Park Status: Open
Awahuri Forest/Kitchener Park was originally known as Awahuri Bush scenic reserve and the main road to Feilding ran right through it from Kawakawa Road to Awahuri Road. The Makino or Mangakino Stream runs through the Park and over time has changed its course as floods occurred. There are several small ponds and ox-bow lakes that dry out in summer but provide the essential moisture required to sustain the forest.
In the early 1870's Awahuri Bush was owned by local Māori who leased it to John Hughey who later purchased it freehold. The next owner Edward Riddiford took great care of the site and resisted calls from the local community to sell it to the Council. When he died in 1911 his son negotiated with the Feilding Borough Council to buy the bush area and local subscriptions were sought for this purchase. The 18 acre strip of land opposite Awahuri Bush known as Whisker's Bush was purchased by the Government after visits from Ministers. The official opening of the two reserves took place in January 1916 and six months later the reserve was named Kitchener Park in honour of Lord Kitchener.
It has been maintained by the Manawatu District Council since amalgamation. Sadly over the years the Park became neglected until a new restoration initiative was put in place in 1991 when the closing of the local meat works left many workers unemployed. Led by six former staff members and industrial chaplain Gavin Scott a group of these men set to work in Kitchener Park to weed and re-plant many of the species that had been lost over the years of flooding and neglect. Funding for this scheme was approved by the Manawatu District Council and voluntary work continued when this ran out.
The massive task of weeding out all the tradescantia (Wandering Jew) that had smothered all the re-growth of native seedlings was a priority. Whilst much of this invasive weed was sprayed, there was also the necessity of hand weeding to ensure the last remnants of the plants were removed. Gradually the forest was cleared and tracks and boardwalks were created.
Sadly there was a massive flood in October 1998, the worst in twenty two years and thick mud swept in and coated the Park wrecking much of the work. The reserve was littered with debris and boardwalks were ruined. Volunteers once again, set to work to repair and restore the Park but two subsequent floods in 2015 and 2016 continued to damage and destroy species.

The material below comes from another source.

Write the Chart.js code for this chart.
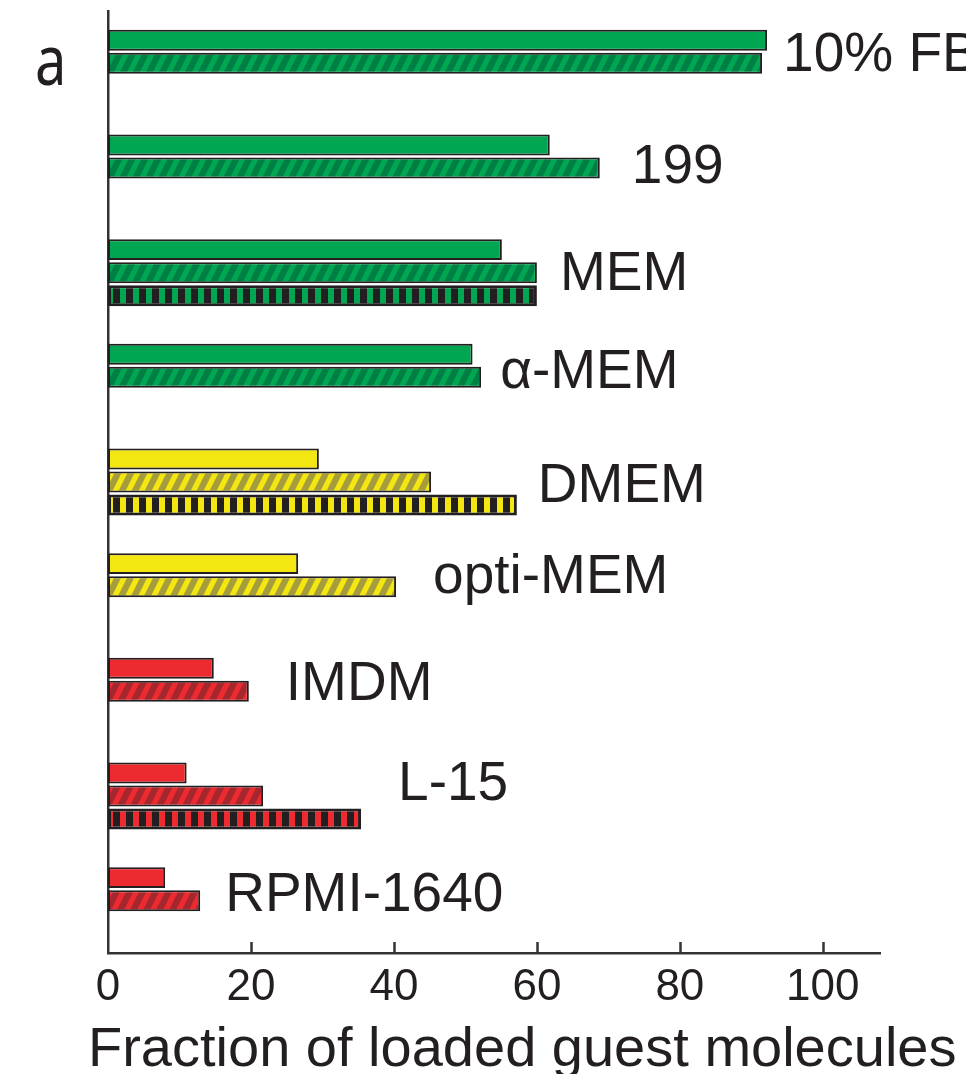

The Park has been visited many famous and learned people over the years, among them Sir Edmund Hillary, who came in 1996 to celebrate 80 years since the opening of the Park.
Professor David Bellamy has always taken a keen interest and in 2016 Minister Nick Smith came with Rangitikei MP Ian McKelvie, and a team of academics from Harvard University, USA and Barcelona University, Spain, arrived unexpectedly to check on the insect population, in particular the spiders. There have also been numerous university and research papers written on Kitchener Park and the importance placed on its continuing wellbeing. To this purpose the Manawatu District Council established in 2013, a Trust to ensure the survival and restoration of the forest.